#### Data to process:
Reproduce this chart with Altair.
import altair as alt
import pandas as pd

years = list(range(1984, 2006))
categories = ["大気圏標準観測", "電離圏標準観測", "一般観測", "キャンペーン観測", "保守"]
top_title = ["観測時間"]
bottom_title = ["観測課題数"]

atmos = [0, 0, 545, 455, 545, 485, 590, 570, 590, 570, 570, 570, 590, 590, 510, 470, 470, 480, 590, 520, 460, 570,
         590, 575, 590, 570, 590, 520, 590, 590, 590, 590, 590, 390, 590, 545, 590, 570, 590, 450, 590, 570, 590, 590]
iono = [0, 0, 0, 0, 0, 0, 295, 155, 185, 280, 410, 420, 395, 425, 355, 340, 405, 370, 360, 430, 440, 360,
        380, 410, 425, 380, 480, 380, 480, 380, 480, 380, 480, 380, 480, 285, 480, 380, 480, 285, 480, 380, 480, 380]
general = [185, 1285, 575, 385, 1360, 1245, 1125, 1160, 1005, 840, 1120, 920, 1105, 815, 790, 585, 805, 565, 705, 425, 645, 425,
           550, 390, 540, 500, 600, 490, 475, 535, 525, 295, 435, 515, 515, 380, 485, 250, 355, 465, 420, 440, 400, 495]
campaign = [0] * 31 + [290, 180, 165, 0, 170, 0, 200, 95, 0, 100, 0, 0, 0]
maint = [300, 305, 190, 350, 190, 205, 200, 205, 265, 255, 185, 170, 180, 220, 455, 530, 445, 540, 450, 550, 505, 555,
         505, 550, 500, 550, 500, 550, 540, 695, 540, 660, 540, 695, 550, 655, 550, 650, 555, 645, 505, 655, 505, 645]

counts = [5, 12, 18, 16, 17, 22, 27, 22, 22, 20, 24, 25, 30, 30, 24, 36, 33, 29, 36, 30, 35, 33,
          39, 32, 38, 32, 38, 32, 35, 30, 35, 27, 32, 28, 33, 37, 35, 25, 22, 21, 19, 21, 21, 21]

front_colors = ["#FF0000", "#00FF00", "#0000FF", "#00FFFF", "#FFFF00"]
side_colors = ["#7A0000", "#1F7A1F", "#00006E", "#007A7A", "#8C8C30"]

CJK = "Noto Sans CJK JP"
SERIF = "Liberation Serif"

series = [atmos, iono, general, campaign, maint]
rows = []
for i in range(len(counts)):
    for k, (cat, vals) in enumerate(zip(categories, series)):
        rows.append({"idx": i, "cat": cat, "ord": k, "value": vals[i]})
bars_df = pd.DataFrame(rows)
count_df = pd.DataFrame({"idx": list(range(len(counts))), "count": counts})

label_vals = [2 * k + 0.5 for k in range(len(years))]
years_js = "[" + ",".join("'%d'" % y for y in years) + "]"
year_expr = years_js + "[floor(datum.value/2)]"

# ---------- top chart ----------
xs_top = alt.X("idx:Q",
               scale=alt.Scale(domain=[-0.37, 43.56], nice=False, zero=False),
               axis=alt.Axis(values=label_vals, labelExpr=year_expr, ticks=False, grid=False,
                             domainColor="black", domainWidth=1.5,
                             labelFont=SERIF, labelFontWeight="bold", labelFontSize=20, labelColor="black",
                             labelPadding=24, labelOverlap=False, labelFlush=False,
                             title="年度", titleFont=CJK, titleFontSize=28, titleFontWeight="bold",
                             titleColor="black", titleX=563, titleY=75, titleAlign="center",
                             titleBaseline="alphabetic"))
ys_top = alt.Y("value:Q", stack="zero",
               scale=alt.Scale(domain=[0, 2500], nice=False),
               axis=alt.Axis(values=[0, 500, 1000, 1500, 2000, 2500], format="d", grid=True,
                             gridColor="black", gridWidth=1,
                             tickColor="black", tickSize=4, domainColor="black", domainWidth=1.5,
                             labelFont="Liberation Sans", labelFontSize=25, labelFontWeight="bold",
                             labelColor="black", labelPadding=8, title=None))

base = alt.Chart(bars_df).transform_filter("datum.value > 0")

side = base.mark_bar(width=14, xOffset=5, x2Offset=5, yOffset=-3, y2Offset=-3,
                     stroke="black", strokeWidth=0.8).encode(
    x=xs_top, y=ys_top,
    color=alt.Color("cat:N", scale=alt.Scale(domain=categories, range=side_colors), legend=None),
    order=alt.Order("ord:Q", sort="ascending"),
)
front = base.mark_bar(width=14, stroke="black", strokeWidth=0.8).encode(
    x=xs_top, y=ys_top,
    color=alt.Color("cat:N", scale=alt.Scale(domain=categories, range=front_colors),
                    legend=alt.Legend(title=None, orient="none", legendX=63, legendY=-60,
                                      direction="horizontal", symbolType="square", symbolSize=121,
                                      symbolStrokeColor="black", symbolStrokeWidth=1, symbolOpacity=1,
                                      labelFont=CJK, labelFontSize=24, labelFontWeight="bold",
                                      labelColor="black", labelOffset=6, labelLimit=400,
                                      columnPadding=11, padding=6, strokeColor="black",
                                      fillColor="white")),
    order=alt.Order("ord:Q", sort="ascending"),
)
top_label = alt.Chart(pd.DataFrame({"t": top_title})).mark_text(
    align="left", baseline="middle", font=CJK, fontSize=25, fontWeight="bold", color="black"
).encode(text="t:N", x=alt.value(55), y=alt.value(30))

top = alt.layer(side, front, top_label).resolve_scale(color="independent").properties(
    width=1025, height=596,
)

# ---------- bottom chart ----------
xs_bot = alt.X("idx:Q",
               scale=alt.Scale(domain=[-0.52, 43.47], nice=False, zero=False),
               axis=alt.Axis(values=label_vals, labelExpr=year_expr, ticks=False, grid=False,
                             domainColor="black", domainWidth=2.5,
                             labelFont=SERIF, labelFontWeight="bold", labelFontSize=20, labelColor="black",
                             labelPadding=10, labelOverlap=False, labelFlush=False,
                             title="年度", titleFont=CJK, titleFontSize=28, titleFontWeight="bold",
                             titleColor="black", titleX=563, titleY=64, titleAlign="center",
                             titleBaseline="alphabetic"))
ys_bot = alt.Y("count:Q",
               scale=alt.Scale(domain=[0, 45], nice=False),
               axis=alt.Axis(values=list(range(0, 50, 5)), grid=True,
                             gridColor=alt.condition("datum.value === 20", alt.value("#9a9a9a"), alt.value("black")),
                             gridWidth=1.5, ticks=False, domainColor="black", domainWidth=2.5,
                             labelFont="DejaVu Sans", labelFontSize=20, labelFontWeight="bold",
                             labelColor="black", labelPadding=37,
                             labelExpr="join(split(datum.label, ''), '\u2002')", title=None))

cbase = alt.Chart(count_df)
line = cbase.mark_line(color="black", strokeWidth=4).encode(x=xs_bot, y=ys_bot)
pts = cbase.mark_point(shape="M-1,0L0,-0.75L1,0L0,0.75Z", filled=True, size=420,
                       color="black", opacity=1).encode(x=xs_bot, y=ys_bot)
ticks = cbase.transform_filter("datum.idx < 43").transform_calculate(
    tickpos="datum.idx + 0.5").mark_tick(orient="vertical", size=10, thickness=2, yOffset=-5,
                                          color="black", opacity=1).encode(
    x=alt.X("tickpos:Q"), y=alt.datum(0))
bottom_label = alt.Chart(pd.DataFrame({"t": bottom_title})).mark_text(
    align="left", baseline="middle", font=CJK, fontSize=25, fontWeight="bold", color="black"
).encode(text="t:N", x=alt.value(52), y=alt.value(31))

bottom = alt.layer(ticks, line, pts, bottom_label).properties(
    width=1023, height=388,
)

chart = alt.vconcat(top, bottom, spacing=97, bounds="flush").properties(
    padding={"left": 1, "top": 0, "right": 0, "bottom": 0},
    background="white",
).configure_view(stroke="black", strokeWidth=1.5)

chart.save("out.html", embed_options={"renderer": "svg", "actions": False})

--

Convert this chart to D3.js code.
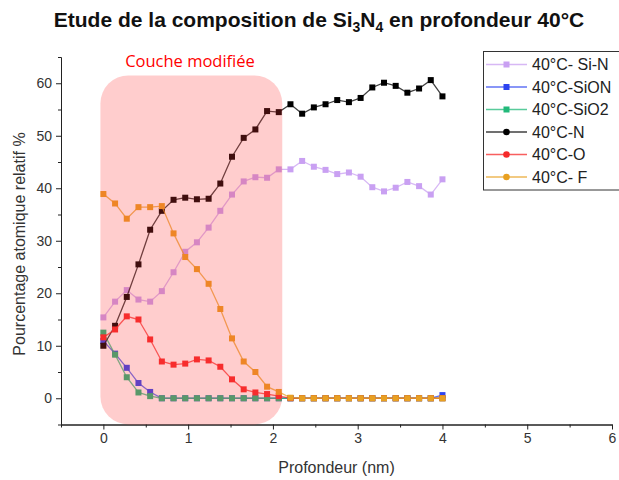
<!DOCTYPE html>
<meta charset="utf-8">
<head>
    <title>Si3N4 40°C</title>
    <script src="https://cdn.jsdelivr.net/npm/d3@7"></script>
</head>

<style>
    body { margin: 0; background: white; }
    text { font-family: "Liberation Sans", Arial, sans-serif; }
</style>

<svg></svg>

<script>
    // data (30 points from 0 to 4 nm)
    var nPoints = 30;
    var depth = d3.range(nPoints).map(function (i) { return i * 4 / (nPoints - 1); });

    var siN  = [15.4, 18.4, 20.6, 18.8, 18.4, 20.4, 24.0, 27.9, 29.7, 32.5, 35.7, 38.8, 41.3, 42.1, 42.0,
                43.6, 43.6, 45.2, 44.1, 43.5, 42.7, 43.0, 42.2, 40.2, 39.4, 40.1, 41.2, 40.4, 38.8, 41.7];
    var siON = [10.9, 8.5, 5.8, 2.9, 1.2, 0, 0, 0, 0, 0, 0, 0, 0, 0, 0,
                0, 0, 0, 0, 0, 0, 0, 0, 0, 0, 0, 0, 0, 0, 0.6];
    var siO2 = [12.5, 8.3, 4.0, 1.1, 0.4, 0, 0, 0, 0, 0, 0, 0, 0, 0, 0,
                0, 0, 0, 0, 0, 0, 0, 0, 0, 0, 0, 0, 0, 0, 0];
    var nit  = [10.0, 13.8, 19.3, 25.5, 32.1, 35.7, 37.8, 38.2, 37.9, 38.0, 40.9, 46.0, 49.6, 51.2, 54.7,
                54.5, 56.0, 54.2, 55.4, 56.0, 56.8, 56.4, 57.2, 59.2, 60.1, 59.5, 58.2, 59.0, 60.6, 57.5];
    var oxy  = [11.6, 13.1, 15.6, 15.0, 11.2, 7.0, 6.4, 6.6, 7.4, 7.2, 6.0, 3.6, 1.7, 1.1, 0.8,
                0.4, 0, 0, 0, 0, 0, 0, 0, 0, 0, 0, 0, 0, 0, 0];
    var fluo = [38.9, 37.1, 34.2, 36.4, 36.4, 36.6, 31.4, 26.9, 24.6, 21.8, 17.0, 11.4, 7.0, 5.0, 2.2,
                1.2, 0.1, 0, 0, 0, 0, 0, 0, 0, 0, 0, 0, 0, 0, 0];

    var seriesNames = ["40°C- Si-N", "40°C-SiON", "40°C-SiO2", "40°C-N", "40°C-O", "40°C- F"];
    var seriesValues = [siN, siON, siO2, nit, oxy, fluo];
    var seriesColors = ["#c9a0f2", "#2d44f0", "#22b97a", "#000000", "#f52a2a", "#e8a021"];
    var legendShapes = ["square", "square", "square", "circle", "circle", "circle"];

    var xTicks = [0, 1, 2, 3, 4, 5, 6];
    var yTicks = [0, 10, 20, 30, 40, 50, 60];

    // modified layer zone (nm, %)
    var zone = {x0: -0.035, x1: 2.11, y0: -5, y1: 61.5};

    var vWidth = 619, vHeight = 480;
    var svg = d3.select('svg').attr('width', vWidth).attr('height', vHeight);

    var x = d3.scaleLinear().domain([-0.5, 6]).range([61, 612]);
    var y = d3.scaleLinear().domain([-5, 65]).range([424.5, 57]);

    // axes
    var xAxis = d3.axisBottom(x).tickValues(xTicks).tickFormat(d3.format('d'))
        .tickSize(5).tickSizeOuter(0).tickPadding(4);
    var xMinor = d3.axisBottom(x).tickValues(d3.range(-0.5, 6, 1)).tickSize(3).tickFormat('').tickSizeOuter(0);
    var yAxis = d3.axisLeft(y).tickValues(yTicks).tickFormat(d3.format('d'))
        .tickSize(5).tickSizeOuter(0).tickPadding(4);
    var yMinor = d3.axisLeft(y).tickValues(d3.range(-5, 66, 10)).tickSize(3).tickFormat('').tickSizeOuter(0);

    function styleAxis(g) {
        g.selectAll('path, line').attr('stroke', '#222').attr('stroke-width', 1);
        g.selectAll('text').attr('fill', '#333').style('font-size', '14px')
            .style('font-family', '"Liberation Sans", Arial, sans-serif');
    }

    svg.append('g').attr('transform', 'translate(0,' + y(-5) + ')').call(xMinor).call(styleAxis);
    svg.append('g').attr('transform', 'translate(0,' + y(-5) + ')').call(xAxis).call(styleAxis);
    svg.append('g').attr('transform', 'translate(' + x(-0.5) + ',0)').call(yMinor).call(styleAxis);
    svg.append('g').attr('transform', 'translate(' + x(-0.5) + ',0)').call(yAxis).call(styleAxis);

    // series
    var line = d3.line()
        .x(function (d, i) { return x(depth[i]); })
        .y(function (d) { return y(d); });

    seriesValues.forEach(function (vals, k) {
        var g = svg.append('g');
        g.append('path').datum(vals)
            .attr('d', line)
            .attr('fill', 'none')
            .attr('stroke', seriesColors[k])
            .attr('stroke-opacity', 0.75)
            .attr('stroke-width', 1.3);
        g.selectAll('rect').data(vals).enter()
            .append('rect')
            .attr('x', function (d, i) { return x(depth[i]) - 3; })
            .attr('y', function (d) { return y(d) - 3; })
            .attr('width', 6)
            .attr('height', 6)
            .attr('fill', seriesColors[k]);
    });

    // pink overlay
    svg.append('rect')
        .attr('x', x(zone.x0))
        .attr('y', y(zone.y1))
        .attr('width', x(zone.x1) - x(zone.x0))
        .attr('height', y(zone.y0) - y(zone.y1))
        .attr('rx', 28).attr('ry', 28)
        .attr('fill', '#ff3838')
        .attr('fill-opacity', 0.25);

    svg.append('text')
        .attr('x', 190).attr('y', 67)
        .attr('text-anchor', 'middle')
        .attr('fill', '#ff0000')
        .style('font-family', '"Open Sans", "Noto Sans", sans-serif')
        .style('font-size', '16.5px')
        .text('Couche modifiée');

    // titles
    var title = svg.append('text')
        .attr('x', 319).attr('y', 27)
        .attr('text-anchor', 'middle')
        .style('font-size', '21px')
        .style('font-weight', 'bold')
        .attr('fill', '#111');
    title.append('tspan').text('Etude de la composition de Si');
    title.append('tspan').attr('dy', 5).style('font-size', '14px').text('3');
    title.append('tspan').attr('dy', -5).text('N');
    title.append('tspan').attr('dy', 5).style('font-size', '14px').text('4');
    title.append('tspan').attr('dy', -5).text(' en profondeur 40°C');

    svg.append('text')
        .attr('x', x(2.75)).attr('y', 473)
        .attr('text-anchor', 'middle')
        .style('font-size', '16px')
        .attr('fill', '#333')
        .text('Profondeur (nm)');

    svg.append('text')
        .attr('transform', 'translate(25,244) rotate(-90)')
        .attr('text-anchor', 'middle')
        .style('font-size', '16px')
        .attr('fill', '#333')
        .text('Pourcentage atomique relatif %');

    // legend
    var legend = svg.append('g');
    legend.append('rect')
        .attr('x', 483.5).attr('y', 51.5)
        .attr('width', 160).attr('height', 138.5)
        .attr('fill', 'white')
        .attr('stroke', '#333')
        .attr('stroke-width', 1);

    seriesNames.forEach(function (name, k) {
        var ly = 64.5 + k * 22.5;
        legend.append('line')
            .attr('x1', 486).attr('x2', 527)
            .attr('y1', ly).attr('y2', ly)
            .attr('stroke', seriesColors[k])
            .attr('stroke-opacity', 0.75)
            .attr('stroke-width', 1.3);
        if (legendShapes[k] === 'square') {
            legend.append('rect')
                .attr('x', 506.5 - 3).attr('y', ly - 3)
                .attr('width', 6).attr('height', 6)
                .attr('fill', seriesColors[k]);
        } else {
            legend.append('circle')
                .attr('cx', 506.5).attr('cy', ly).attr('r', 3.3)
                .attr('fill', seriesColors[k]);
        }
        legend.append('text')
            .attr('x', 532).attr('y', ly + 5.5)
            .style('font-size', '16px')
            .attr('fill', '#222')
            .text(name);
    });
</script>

...

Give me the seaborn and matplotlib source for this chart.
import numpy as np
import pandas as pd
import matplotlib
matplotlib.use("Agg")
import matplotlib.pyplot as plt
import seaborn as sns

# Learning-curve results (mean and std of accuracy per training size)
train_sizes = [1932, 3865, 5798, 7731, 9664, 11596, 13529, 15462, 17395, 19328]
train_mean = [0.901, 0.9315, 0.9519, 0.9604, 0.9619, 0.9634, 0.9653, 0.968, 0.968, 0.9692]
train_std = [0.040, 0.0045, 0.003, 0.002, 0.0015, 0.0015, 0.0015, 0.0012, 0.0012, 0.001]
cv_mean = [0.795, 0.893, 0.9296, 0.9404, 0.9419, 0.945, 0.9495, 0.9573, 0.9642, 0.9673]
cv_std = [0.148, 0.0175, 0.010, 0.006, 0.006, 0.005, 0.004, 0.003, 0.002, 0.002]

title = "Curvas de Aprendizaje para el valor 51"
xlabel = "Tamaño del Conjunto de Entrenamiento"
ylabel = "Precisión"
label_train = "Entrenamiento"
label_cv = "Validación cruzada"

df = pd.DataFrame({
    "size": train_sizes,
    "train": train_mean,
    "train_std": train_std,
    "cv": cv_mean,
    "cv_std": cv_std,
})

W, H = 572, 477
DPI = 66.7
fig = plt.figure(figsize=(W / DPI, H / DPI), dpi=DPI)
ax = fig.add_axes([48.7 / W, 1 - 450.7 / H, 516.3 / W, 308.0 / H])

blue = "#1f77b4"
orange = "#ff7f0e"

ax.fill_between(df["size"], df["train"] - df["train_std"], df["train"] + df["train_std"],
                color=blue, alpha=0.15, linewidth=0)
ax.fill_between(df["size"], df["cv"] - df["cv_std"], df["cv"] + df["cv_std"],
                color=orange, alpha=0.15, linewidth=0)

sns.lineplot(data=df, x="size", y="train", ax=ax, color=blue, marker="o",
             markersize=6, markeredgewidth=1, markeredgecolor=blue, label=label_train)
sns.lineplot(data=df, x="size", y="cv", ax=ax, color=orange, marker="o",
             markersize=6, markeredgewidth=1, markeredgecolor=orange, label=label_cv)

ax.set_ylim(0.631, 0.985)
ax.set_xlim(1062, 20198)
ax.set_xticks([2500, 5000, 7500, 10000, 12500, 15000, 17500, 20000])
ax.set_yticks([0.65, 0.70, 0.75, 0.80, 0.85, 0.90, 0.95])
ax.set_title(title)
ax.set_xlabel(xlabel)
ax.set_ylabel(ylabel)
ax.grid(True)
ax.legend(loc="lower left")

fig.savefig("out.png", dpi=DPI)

#### To be done:
The copy should hold exactly the lines from the line with "Convert this chart to D3.js code." to the line with "var depth = d3.range(nPoints).map(function", both ends in, set down without any pictures and with nothing added.

#### Expected answer:
Convert this chart to D3.js code.
<!DOCTYPE html>
<meta charset="utf-8">
<head>
    <title>Si3N4 40°C</title>
    <script src="https://cdn.jsdelivr.net/npm/d3@7"></script>
</head>

<style>
    body { margin: 0; background: white; }
    text { font-family: "Liberation Sans", Arial, sans-serif; }
</style>

<svg></svg>

<script>
    // data (30 points from 0 to 4 nm)
    var nPoints = 30;
    var depth = d3.range(nPoints).map(function (i) { return i * 4 / (nPoints - 1); });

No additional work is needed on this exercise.